EDIT: rabbit, he says he is investing small chunks every month, a couple hundred bucks, the commissions would make it expensive to do that, he could buy one 10k etf now and park it for 30 years, then use the other 5k to put it in a fund though,but monthly investing i wouldnt use an etf, though he did say a couple hundred in each, if he picked out one or two funds it may make the commissions less on a percentage basis

EDIT AGAIN: shoot, for some reason i missed that part where you said you dont like risks, so i didnt take that into consideration, still though you have the risk of your investments not growing enough for retirement , though if you are adding a few hundred to each one each month you should be fine

2007-01-08 06:55:14 · answer #3 · answered by swenjj 4 · 0 0

Sure it looks good, but something you need to look at again is the thing on ETFs. The fees are far, far SMALLER with an ETF than a mutual fund. You have that part backwards.
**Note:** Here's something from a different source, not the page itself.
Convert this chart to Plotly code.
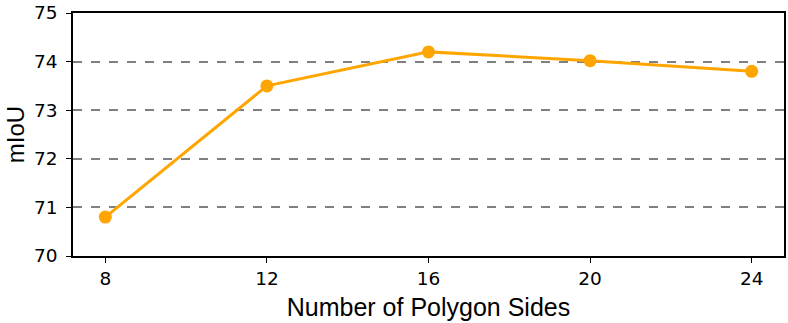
import plotly.graph_objects as go

sides = [8, 12, 16, 20, 24]
miou = [70.8, 73.5, 74.2, 74.02, 73.8]
y_ticks = [70, 71, 72, 73, 74, 75]

fig = go.Figure()
fig.add_trace(go.Scatter(
    x=sides, y=miou, mode="lines+markers",
    line=dict(color="#FFA500", width=3),
    marker=dict(size=13, color="#FFA500"),
    showlegend=False,
))

fig.update_layout(
    width=788, height=323,
    plot_bgcolor="white", paper_bgcolor="white",
    margin=dict(l=73, r=4, t=13, b=67),
    font=dict(family="DejaVu Sans", color="black"),
    xaxis=dict(
        range=[7.2, 24.8], tickvals=sides, ticks="outside", ticklen=5,
        tickwidth=1.2, tickcolor="black", showgrid=False, zeroline=False,
        showline=True, linecolor="black", linewidth=1.5, mirror=True,
        tickfont=dict(size=18.5), ticklabelstandoff=0, automargin=False,
        ticklabeloverflow="allow",
        title=dict(text="Number of Polygon Sides",
                   font=dict(size=25, family="Liberation Sans"), standoff=11),
    ),
    yaxis=dict(
        range=[70, 75], tickvals=y_ticks, ticks="outside", ticklen=5,
        tickwidth=1.2, tickcolor="black", showgrid=True, gridcolor="gray",
        griddash="dash", gridwidth=1.5, zeroline=False,
        showline=True, linecolor="black", linewidth=1.5, mirror=True,
        tickfont=dict(size=18.5), ticklabelstandoff=5, automargin=False,
        ticklabeloverflow="allow",
        title=dict(text="mIoU", font=dict(size=24, family="Liberation Sans"), standoff=3),
    ),
)

# drop the default 8px body margin so the figure fills the window
fig.write_html("out.html", config={"displayModeBar": False},
               post_script="document.body.style.margin='0';")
While the traditional mutual fund has managers to shepherd things along the ETFs are an almost automatic market share, $x comes in from all new money sources, it immediately goes to buy or balance the preselected holdings. Balance is the whole issue, even if that means buying sinking stocks, but that is what a mutual fund does anyway. Consider this piece from the Consumer Federation of America at the link below.

Either way, I'm not criticizing your admirable and ambitious plan, it is just that you need to take another look at ETFs if you are worried about costs.

2007-01-08 07:17:29 · answer #4 · answered by Rabbit 7 · 0 0

You have a strong start. If you have over 15 years before retirement, I suggest $0 in the cash account. You have more than enough fixed investments in your 2040 fund and your balanced fund.

You need a strong international/global fund. Don't choose a country specific fund, that would have more risk than you have indicated you are looking for. By diversifying into other countries you will be spreading out your risk instead of focusing on the US market.

2007-01-08 08:27:01 · answer #5 · answered by MR MONEY 3 · 0 0

Yes, all very cautious and they won't need much watching...but I agree with the "birder" that somewhere in there you have to find room for some " global" investments......The world is "catching up" and in many ways outpacing the U.S....get a little part of it!!
Maybe something as simple as Fidelity's "Global Balanced" fund instead of the " balanced"....or just put the $2500 into FEMKX ( an emerging mkt fidelity fund) and then don't add to it every month...add to the other three.......see what kind of results you've got in 9 months or a year. ( I don't think you'll be unhappy)
Good luck....you've got a plan...you're way ahead of half the people in this country already!

2007-01-08 07:58:15 · answer #6 · answered by jebediabartlett 6 · 1 0

Index funds are the best in my opinion (and Ben Stein's too). If you don't want to have to spend time investigating individual stocks or managers at mutual fund companies, they are the way to go. They have lower fees than mutual funds, which means they don't have to make as much for you to make money. Also, with many discount brokerages the commissions are lower for index funds (etf's specifically) than for mutual funds. I would put some money into different indexes (ie. international, small cap, large cap). I would avoid any commodities such as gold (it doesn't really have that great of a return over the long run no matter what the gold bugs say).

2016-05-23 11:30:32 · answer #7 · answered by ? 4 · 0 0

it's not bad. May be a little weak on International. It's a basic no-work type of plan... which is very good for most of us.

I also think your "emergency fund" is pretty weak. That's the most dangerous part (here). I also don't love the Fidelity Balanced Fund..... but you could do worse.

2007-01-08 10:00:11 · answer #8 · answered by Common Sense 7 · 0 0

It looks good. And you most definitely got the right idea by emphasizing spending as little as possible on commissions.